Everything I’ve ever read about Spiegelman suggests that he isn’t a fan of superhero comics. His magazine RAW probably never got quite the attention in the mainstream art community that it deserved, simply because it was (to use Eisner’s term) "sequential art". But Spiegelman has always had a soft spot for his predecessors. I’m not sure that I believe that Garbage Pail Kids and Wacky Packs (both were produced by baseball card and candy company Topps while Spiegelman was part of their creative staff) were an explicit nod to a comics tradition dating back to EC’s Mad, but Spiegelman is clearly fond of EC dating to their lurid Two-Fisted Tales and Tales from the Crypt days. (Mad‘s original title was Tales Calculated to Drive You Mad, a little joke made at the expense of the less-than-imaginitve titles of the EC horror books, and Spiegelman has claimed that Mad‘s Harvey Kurtzman was his greatest influence.) RAW goosed the careers of Chris Ware, Richard Sala, Kim Deitch, and others, but Spiegelman also included a Krazy Kat story by the great George Herriman, a one-page piece by Winsor McKay, and a bizarre story called "Babe, Darling of the Hills" by Boody Rogers, creator of a little-known superhero character, Sparky Watts.

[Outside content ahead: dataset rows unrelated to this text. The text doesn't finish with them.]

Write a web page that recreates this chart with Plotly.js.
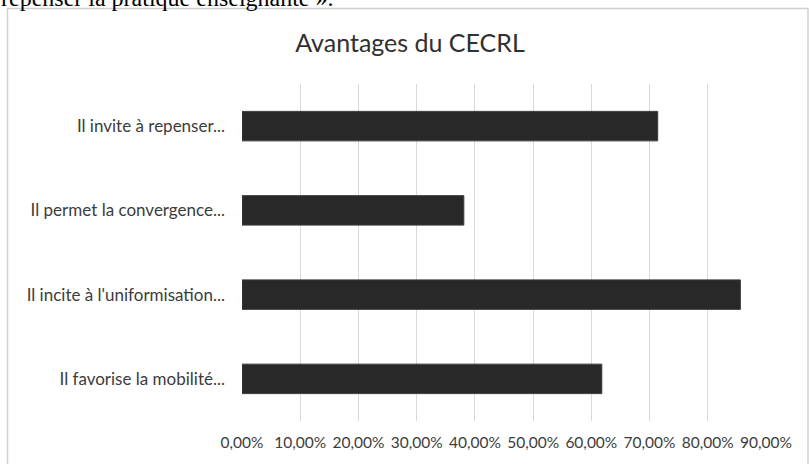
<!DOCTYPE html>
<html>
<head>
<meta charset="utf-8">
<script src="https://cdn.plot.ly/plotly-3.0.1.min.js"></script>
<style>
html,body{margin:0;padding:0;background:#fff;}
#chart{width:810px;height:464px;}
</style>
</head>
<body>
<div id="chart"></div>
<script>
// Data
const categories = [
  "Il invite à repenser...",
  "Il permet la convergence...",
  "Il incite à l'uniformisation...",
  "Il favorise la mobilité..."
];
const values = [0.714, 0.381, 0.856, 0.618];
const tickValues = [0, 0.1, 0.2, 0.3, 0.4, 0.5, 0.6, 0.7, 0.8, 0.9];
const chartTitle = "Avantages du CECRL";
const aboveText = "repenser la pratique enseignante ».";

// Layout geometry (pixels)
const W = 810, H = 464;
const plotL = 242, plotR = 766, plotT = 83.5, plotB = 420.7;
const pw = plotR - plotL, ph = plotB - plotT;
const px = x => (x - plotL) / pw;
const py = y => (plotB - y) / ph;

const textColor = "#3c3c3c";
const fontFam = "Lato, 'Open Sans', sans-serif";

const trace = {
  type: "bar",
  orientation: "h",
  y: categories,
  x: values,
  marker: {color: "#282828", line: {color: "#3c3c3c", width: 1}},
  hoverinfo: "skip"
};

const layout = {
  width: W,
  height: H,
  margin: {l: plotL, r: W - plotR, t: plotT, b: H - plotB, pad: 0},
  paper_bgcolor: "#ffffff",
  plot_bgcolor: "#ffffff",
  separators: ", ",
  showlegend: false,
  bargap: 0.65,
  font: {family: fontFam, color: textColor},
  title: {
    text: chartTitle,
    font: {family: fontFam, size: 25, color: "#303030"},
    xref: "container", x: 410 / W, xanchor: "center",
    yref: "container", y: 1 - 43 / H, yanchor: "middle"
  },
  xaxis: {
    range: [0, 0.9],
    tickvals: tickValues,
    tickformat: ".2%",
    showgrid: true,
    gridcolor: "#d9d9d9",
    gridwidth: 1,
    zeroline: false,
    showline: false,
    ticks: "",
    ticklabelstandoff: 10,
    tickfont: {family: fontFam, size: 15.5, color: textColor},
    fixedrange: true
  },
  yaxis: {
    autorange: "reversed",
    type: "category",
    showgrid: false,
    zeroline: false,
    showline: false,
    ticks: "",
    ticklabelstandoff: 16,
    tickfont: {family: fontFam, size: 17, color: textColor},
    fixedrange: true
  },
  shapes: [{
    type: "rect", xref: "paper", yref: "paper",
    x0: px(7.5), x1: px(808), y0: py(475), y1: py(8),
    line: {color: "#d0d0d0", width: 1.5},
    fillcolor: "rgba(0,0,0,0)", layer: "below"
  }],
  annotations: [{
    text: aboveText,
    xref: "paper", yref: "paper",
    x: px(-1), xanchor: "left",
    y: py(-3), yanchor: "middle",
    showarrow: false,
    font: {family: "'Liberation Serif', 'DejaVu Serif', serif", size: 24, color: "#000000"}
  }]
};

Plotly.newPlot("chart", [trace], layout, {displayModeBar: false, staticPlot: true});
</script>
</body>
</html>
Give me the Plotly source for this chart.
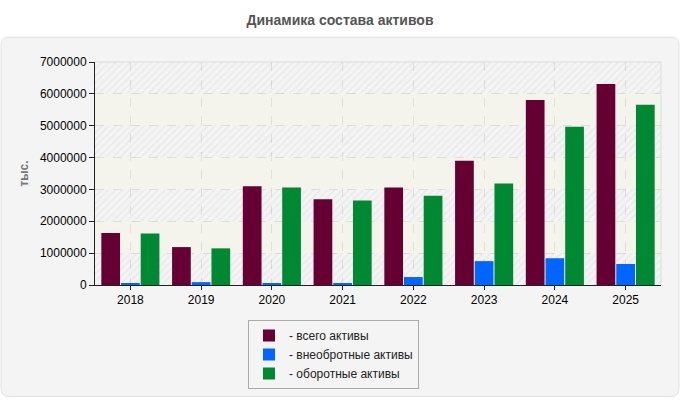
import plotly.graph_objects as go

years = ["2018", "2019", "2020", "2021", "2022", "2023", "2024", "2025"]
total_assets = [1630000, 1190000, 3100000, 2690000, 3060000, 3900000, 5810000, 6310000]
noncurrent_assets = [40000, 90000, 40000, 40000, 250000, 750000, 840000, 660000]
current_assets = [1620000, 1150000, 3060000, 2650000, 2800000, 3190000, 4970000, 5660000]
series_names = ["- всего активы", "- внеобротные активы", "- оборотные активы"]
series_colors = ["#660033", "#0066ff", "#008833"]
y_ticks = [0, 1000000, 2000000, 3000000, 4000000, 5000000, 6000000, 7000000]
hatched_band_starts = [0, 2000000, 4000000, 6000000]
plain_band_starts = [1000000, 3000000, 5000000]
band_size = 1000000

fig = go.Figure()

# background bands on the base axes (translucent so the grid below stays visible)
fig.add_trace(go.Bar(
    x=[0.5] * len(hatched_band_starts), y=[band_size] * len(hatched_band_starts),
    base=hatched_band_starts, width=1, offsetgroup="bg", xaxis="x", yaxis="y",
    showlegend=False, hoverinfo="skip",
    marker=dict(color="rgba(0,0,0,0)", line=dict(width=0),
                pattern=dict(shape="/", fgcolor="#000000", fgopacity=0.05, size=5,
                             solidity=0.25, fillmode="overlay")),
))
fig.add_trace(go.Bar(
    x=[0.5] * len(plain_band_starts), y=[band_size] * len(plain_band_starts),
    base=plain_band_starts, width=1, offsetgroup="bg", xaxis="x", yaxis="y",
    showlegend=False, hoverinfo="skip",
    marker=dict(color="rgba(250,250,185,0.12)", line=dict(width=0)),
))

for name, vals, col in zip(series_names, [total_assets, noncurrent_assets, current_assets], series_colors):
    fig.add_trace(go.Bar(x=years, y=vals, name=name, xaxis="x2", yaxis="y2",
                         marker=dict(color=col, line=dict(width=0))))

# plot geometry in pixels
W, H = 680, 400
L, R, T, B = 95, 19, 62, 114
pw, ph = W - L - R, H - T - B

def px_x(x):
    return (x - L) / pw

def px_y(y):
    return (H - B - y) / ph

# outer rounded panel
x0, x1, y0, y1, r = 1, 679, 37, 398, 8
def P(x, y):
    return f"{px_x(x):.5f},{px_y(y):.5f}"
path = (f"M {P(x0+r,y0)} L {P(x1-r,y0)} Q {P(x1,y0)} {P(x1,y0+r)} L {P(x1,y1-r)} "
        f"Q {P(x1,y1)} {P(x1-r,y1)} L {P(x0+r,y1)} Q {P(x0,y1)} {P(x0,y1-r)} "
        f"L {P(x0,y0+r)} Q {P(x0,y0)} {P(x0+r,y0)} Z")
shapes = [dict(type="path", xref="paper", yref="paper", path=path,
               fillcolor="#f4f4f4", line=dict(color="#e2e2e2", width=1), layer="below"),
          dict(type="path", xref="paper", yref="paper", path="M 0,1 L 1,1 L 1,0",
               line=dict(color="#dddddd", width=1), layer="above")]

fig.update_layout(
    width=W, height=H,
    margin=dict(l=L, r=R, t=T, b=B),
    paper_bgcolor="white",
    plot_bgcolor="white",
    barmode="group",
    bargap=0.165,
    bargroupgap=0.05,
    font=dict(family="Liberation Sans, Arial, sans-serif", size=12, color="#000"),
    title=dict(text="<b>Динамика состава активов</b>", x=0.5, xref="container", xanchor="center",
               y=1 - 20 / H, yref="container", yanchor="middle",
               font=dict(size=14, color="#555555")),
    shapes=shapes,
    showlegend=True,
    legend=dict(x=px_x(248), y=px_y(320), xanchor="left", yanchor="top",
                bgcolor="#f4f4f4", bordercolor="#aaaaaa", borderwidth=1,
                font=dict(size=12, color="#222"), tracegroupgap=0, itemwidth=30,
                traceorder="normal"),
    xaxis=dict(range=[0, 1], visible=False, fixedrange=True),
    yaxis=dict(range=[0, 7000000], visible=False, fixedrange=True),
    xaxis2=dict(
        overlaying="x", type="category",
        showline=True, linecolor="#222", linewidth=1,
        showgrid=True, gridcolor="#dddddd", griddash="dash", gridwidth=1,
        ticks="outside", ticklen=4, tickcolor="#222",
        tickfont=dict(size=12, color="#000"),
    ),
    yaxis2=dict(
        overlaying="y", side="left",
        range=[0, 7000000], tickvals=y_ticks, ticktext=[str(v) for v in y_ticks],
        showline=True, linecolor="#222", linewidth=1,
        showgrid=True, gridcolor="#dddddd", griddash="dash", gridwidth=1,
        ticks="outside", ticklen=5, tickcolor="#222", zeroline=False,
        tickfont=dict(size=12, color="#000"),
        title=dict(text="<b>тыс.</b>", font=dict(size=12, color="#777777"), standoff=8),
    ),
)

fig.write_html("out.html")
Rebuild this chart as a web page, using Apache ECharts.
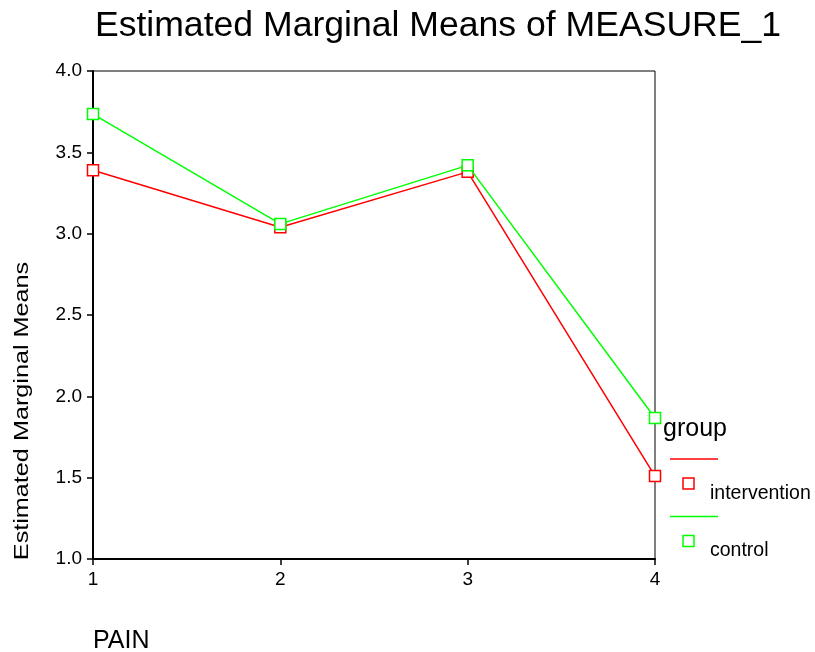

The Sparky Watts story is somewhat reminiscent of Cole’s Plastic Man (although not half as witty or amusing). Cole was playing around with the medium and its conventions, which hadn’t yet hardened into deadening seriousness or the forced fun of wacky-alien DC comics of the ‘60s. Loopy kids who don’t know what they’re doing (and small-time businessmen who think they can make a buck) often produce great art; see, for instance, the history of the Hollywood movie or the Broadway show. For a brief period ending in the early ‘50s, superhero comics were where the money could be found, and they flourished — but those comic books were much weirder than they’re given credit for. Before DC sued Fawcett Comics out of existence, their most popular title, Captain Marvel (which outsold Superman’s Action Comics in the late ‘40s), featured not only a superhero modeled after Fred MacMurray and a cackling mad scientist who called Captain Marvel "the big red cheese" but also Mr. Tawny, the "celebrated talking tiger," who strolled around on his hind legs and wore a green checked sports coat. Or consider the case of William Moulton Marston, the inventor of the polygraph device, who (under the name of "Charles Moulton") created Wonder Woman. Moulton saw Wonder Woman as a blow for women’s rights (that article, it must be noted, is written by Olive Richard, the college student who lived with Marston and his wife, lawyer Elizabeth Marston, and with whom Marston had two children; one wonders if Fredric Wertham knew) and a character who would allow boys to explore their feelings of being dominated. While he wrote the comic, he used it quite intentionally as a means of disseminating his feelings about women and feminism. Even the humor comic Scribbly got in on the fun, with spoof character the Red Tornado making a guest appearance in a "serious" superhero comic book.

Most of these works have been out of print for years. Cole’s work, along with Marston’s and some of the early days of Captain Marvel, is being reprinted in lovely (if expensive) archive volumes, which is wonderful. This was throwaway art, designed for kids (and G.I.s) to read and then discard. But thankfully it has begun to be recognized as art. Most of it is probably lost, sadly — I still haven’t been able to find George Carlson‘s work collected, and I think Carlson’s a surrealist of the first water. But with people who the rest of the word takes seriously — people like Michael Chabon and Art Spiegelman — making noise, perhaps we’ll all get to take a chance to appreciate more of the loopy genius of art that didn’t know what it was doing.